Begin at the top of the records below and return each line exactly through the line with "from bokeh.resources import INLINE". Skip pictures.

■ LISTING ■
━━━

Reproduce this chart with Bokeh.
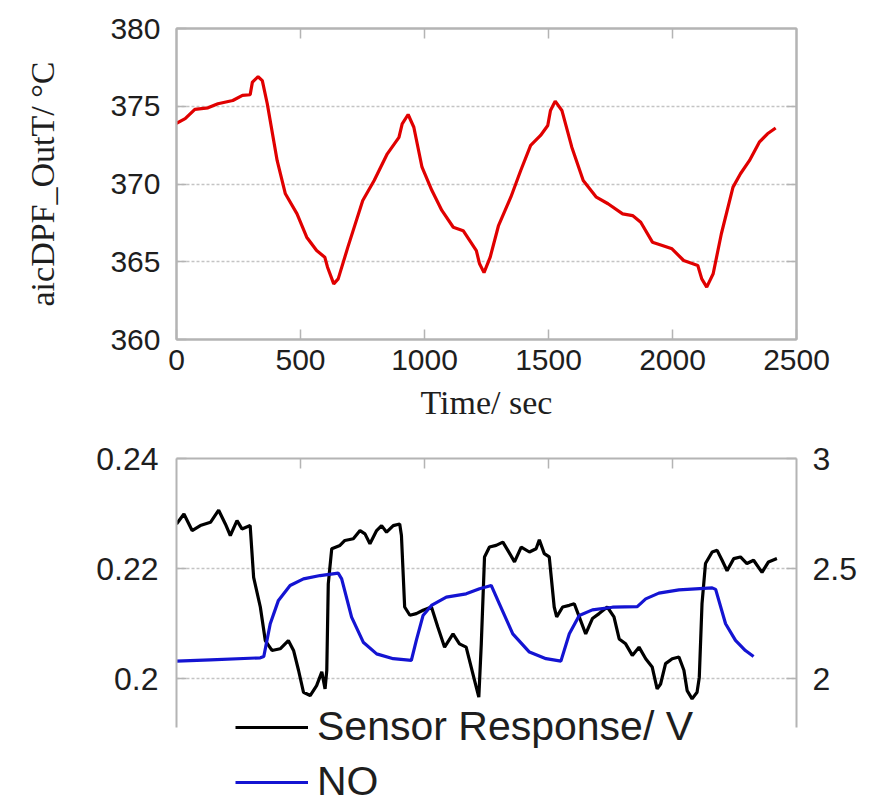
from bokeh.plotting import figure
from bokeh.models import (Range1d, LinearAxis, FixedTicker, Legend, LegendItem)
from bokeh.layouts import column
from bokeh.embed import file_html
from bokeh.resources import INLINE

# ---------------- data ----------------
temp_t = [0, 35, 74, 127, 167, 227, 266, 297, 306, 329, 346, 366, 406, 439, 486, 525, 565, 598, 609, 634,
          652, 691, 751, 797, 850, 897, 910, 934, 957, 990, 1030, 1070, 1116, 1156, 1209, 1222, 1240, 1265,
          1298, 1348, 1388, 1428, 1468, 1497, 1508, 1527, 1554, 1594, 1640, 1693, 1740, 1799, 1839, 1872,
          1919, 1959, 1998, 2045, 2102, 2118, 2138, 2164, 2197, 2244, 2274, 2310, 2350, 2383, 2416]
temp_v = [373.9, 374.2, 374.8, 374.9, 375.16, 375.37, 375.7, 375.74, 376.55, 376.9, 376.65, 375.16, 371.5,
          369.37, 368.08, 366.58, 365.72, 365.29, 364.65, 363.58, 363.9, 365.94, 368.94, 370.23, 371.94,
          373.0, 373.87, 374.47, 373.65, 371.08, 369.58, 368.3, 367.22, 367.0, 365.72, 364.87, 364.3, 365.3,
          367.3, 369.15, 370.87, 372.48, 373.12, 373.76, 374.73, 375.33, 374.73, 372.37, 370.23, 369.15,
          368.73, 368.08, 367.97, 367.54, 366.26, 366.05, 365.83, 365.08, 364.76, 363.9, 363.37, 364.23,
          366.8, 369.8, 370.66, 371.5, 372.69, 373.23, 373.6]

sensor_t = [0, 30, 63, 96, 137, 170, 197, 217, 244, 264, 297, 311, 338, 358, 385, 418, 451, 472, 492, 512,
            539, 565, 586, 599, 606, 612, 626, 659, 679, 713, 740, 760, 780, 807, 827, 847, 874, 900, 907, 920,
            941, 967, 994, 1028, 1054, 1081, 1115, 1141, 1168, 1202, 1219, 1229, 1242, 1262, 1289, 1316, 1336,
            1363, 1390, 1423, 1450, 1463, 1483, 1503, 1523, 1533, 1557, 1584, 1604, 1624, 1650, 1677, 1704,
            1737, 1764, 1785, 1811, 1838, 1865, 1892, 1918, 1938, 1952, 1972, 1999, 2026, 2046, 2059, 2079,
            2099, 2108, 2119, 2133, 2160, 2180, 2200, 2220, 2247, 2274, 2300, 2327, 2361, 2387, 2421]
sensor_v = [0.2281, 0.2299, 0.2269, 0.2278, 0.2284, 0.2306, 0.2281, 0.2260, 0.2287, 0.2272, 0.2278, 0.2184,
            0.2130, 0.2069, 0.2051, 0.2054, 0.2069, 0.2051, 0.2015, 0.1975, 0.1969, 0.1987, 0.2012, 0.1981,
            0.2015, 0.2172, 0.2236, 0.2242, 0.2251, 0.2254, 0.2269, 0.2263, 0.2245, 0.2269, 0.2278, 0.2266,
            0.2278, 0.2281, 0.2260, 0.2130, 0.2115, 0.2118, 0.2124, 0.2130, 0.2093, 0.2057, 0.2081, 0.2063,
            0.2057, 0.1996, 0.1966, 0.2063, 0.2221, 0.2239, 0.2242, 0.2248, 0.2233, 0.2212, 0.2239, 0.2230,
            0.2236, 0.2252, 0.2227, 0.2221, 0.2130, 0.2112, 0.2130, 0.2133, 0.2136, 0.2112, 0.2081, 0.2109,
            0.2118, 0.2130, 0.2112, 0.2072, 0.2063, 0.2042, 0.2057, 0.2036, 0.2021, 0.1981, 0.1990, 0.2027,
            0.2036, 0.2039, 0.2015, 0.1978, 0.1963, 0.1975, 0.2002, 0.2136, 0.2209, 0.2230, 0.2233, 0.2215,
            0.2196, 0.2218, 0.2221, 0.2209, 0.2215, 0.2193, 0.2212, 0.2218]

no_t = [0, 137, 338, 352, 378, 411, 458, 512, 579, 652, 666, 706, 753, 807, 874, 947, 967, 994, 1028, 1088,
        1168, 1222, 1269, 1302, 1356, 1423, 1490, 1550, 1584, 1624, 1677, 1758, 1858, 1892, 1945, 2026, 2160,
        2174, 2214, 2254, 2294, 2327]
no_v = [2.079, 2.085, 2.094, 2.10, 2.249, 2.355, 2.423, 2.453, 2.468, 2.479, 2.453, 2.279, 2.165, 2.112,
        2.090, 2.082, 2.173, 2.286, 2.332, 2.370, 2.385, 2.408, 2.423, 2.339, 2.203, 2.120, 2.090, 2.079,
        2.203, 2.286, 2.312, 2.324, 2.327, 2.362, 2.388, 2.403, 2.412, 2.405, 2.249, 2.173, 2.127, 2.100]

top_xticks = [0, 500, 1000, 1500, 2000, 2500]
top_yticks = [360, 365, 370, 375, 380]
bot_xticks = [500, 1000, 1500, 2000]
bot_lticks = [0.2, 0.22, 0.24]
bot_lticklabels = ["0.2", "0.22", "0.24"]
bot_rticks = [2, 2.5, 3]
bot_rticklabels = ["2", "2.5", "3"]
bot_left_span = (0.1911, 0.24)     # extent of the left axis line
bot_right_span = (1.7773, 3.0)     # extent of the right axis line

SANS = "Liberation Sans"
SERIF = "Liberation Serif"
FRAME = "#b4b4b4"
GRID = "#c4c4c4"
TXT = "#1e1e1e"


def style_axis(ax, ticks, labels=True, size="30px"):
    ax.ticker = FixedTicker(ticks=ticks)
    ax.axis_line_color = FRAME
    ax.axis_line_width = 2
    ax.major_tick_line_color = FRAME
    ax.major_tick_line_width = 1.5
    ax.major_tick_in = 10
    ax.major_tick_out = 0
    ax.minor_tick_line_color = None
    if labels:
        ax.major_label_text_font = SANS
        ax.major_label_text_font_size = size
        ax.major_label_text_color = TXT
    else:
        ax.major_label_text_font_size = "1px"
        ax.major_label_text_color = None
        ax.major_label_standoff = 0


# ---------------- top plot ----------------
p1 = figure(width=869, height=430, output_backend="svg", toolbar_location=None,
            x_range=Range1d(0, 2500), y_range=Range1d(360, 380),
            min_border_left=168, min_border_right=73, min_border_top=28, min_border_bottom=91)
p1.outline_line_color = FRAME
p1.outline_line_width = 2
p1.background_fill_color = "white"
p1.border_fill_color = "white"

style_axis(p1.xaxis[0], top_xticks)
style_axis(p1.yaxis[0], top_yticks)
p1.xaxis[0].major_label_standoff = 10
p1.yaxis[0].major_label_standoff = 16
p1.xaxis[0].axis_label = "Time/ sec"
p1.yaxis[0].axis_label = "aicDPF_OutT/ °C"
for ax in (p1.xaxis[0], p1.yaxis[0]):
    ax.axis_label_text_font = SERIF
    ax.axis_label_text_font_style = "normal"
    ax.axis_label_text_font_size = "34px"
    ax.axis_label_text_color = TXT
p1.xaxis[0].axis_label_standoff = 11
p1.yaxis[0].axis_label_standoff = 46

ax_top = LinearAxis()
style_axis(ax_top, top_xticks[1:-1], labels=False)
p1.add_layout(ax_top, "above")
ax_right = LinearAxis()
style_axis(ax_right, top_yticks[1:-1], labels=False)
p1.add_layout(ax_right, "right")

p1.xgrid.visible = False
p1.ygrid[0].ticker = FixedTicker(ticks=top_yticks[1:-1])
p1.ygrid[0].grid_line_color = GRID
p1.ygrid[0].grid_line_dash = "3 2"
p1.ygrid[0].grid_line_width = 1.5

p1.line(temp_t, temp_v, line_color="#e00000", line_width=3.2)

# ---------------- bottom plot ----------------
# frame runs to the bottom of the page so the legend sits inside it;
# the axis lines are bounded to the reference extent.
p2 = figure(width=869, height=375, output_backend="svg", toolbar_location=None,
            x_range=Range1d(0, 2500), y_range=Range1d(0.17691, 0.24),
            x_axis_location="above",
            min_border_left=176, min_border_right=71, min_border_top=28, min_border_bottom=0)
p2.extra_y_ranges = {"no": Range1d(1.42273, 3.0)}
p2.outline_line_color = None
p2.background_fill_color = "white"
p2.border_fill_color = "white"

style_axis(p2.xaxis[0], bot_xticks, labels=False)
style_axis(p2.yaxis[0], bot_lticks, size="32px")
p2.yaxis[0].major_label_overrides = dict(zip(bot_lticks, bot_lticklabels))
p2.yaxis[0].major_label_standoff = 18
p2.yaxis[0].bounds = bot_left_span

ax_r2 = LinearAxis(y_range_name="no")
style_axis(ax_r2, bot_rticks, size="32px")
ax_r2.major_label_overrides = dict(zip(bot_rticks, bot_rticklabels))
ax_r2.major_label_standoff = 16
ax_r2.bounds = bot_right_span
p2.add_layout(ax_r2, "right")

p2.xgrid.visible = False
p2.ygrid[0].ticker = FixedTicker(ticks=bot_lticks[:-1])
p2.ygrid[0].grid_line_color = GRID
p2.ygrid[0].grid_line_dash = "3 2"
p2.ygrid[0].grid_line_width = 1.5

r_sensor = p2.line(sensor_t, sensor_v, line_color="black", line_width=3.2)
r_no = p2.line(no_t, no_v, line_color="#1414d2", line_width=3.2, y_range_name="no")

legend = Legend(items=[LegendItem(label="Sensor Response/ V", renderers=[r_sensor]),
                       LegendItem(label="NO", renderers=[r_no])],
                location=(59, 0))
legend.label_text_font = SANS
legend.label_text_font_size = "41px"
legend.label_text_color = TXT
legend.glyph_width = 73
legend.glyph_height = 46
legend.label_height = 46
legend.label_standoff = 9
legend.spacing = 8
legend.padding = 0
legend.margin = 0
legend.border_line_color = None
legend.background_fill_alpha = 0
p2.add_layout(legend, "center")

layout = column(p1, p2, spacing=0)
open("out.html", "w").write(file_html(layout, INLINE))
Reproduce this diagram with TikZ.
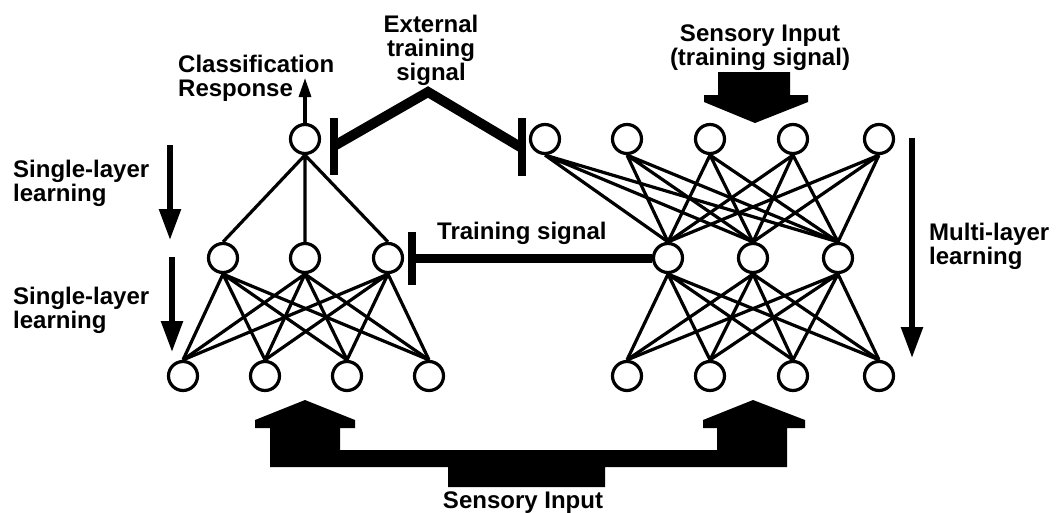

━━━

■ SOLUTION TO THE EXERCISE ■
Reproduce this chart with Bokeh.
from bokeh.plotting import figure
from bokeh.models import (Range1d, LinearAxis, FixedTicker, Legend, LegendItem)
from bokeh.layouts import column
from bokeh.embed import file_html
from bokeh.resources import INLINE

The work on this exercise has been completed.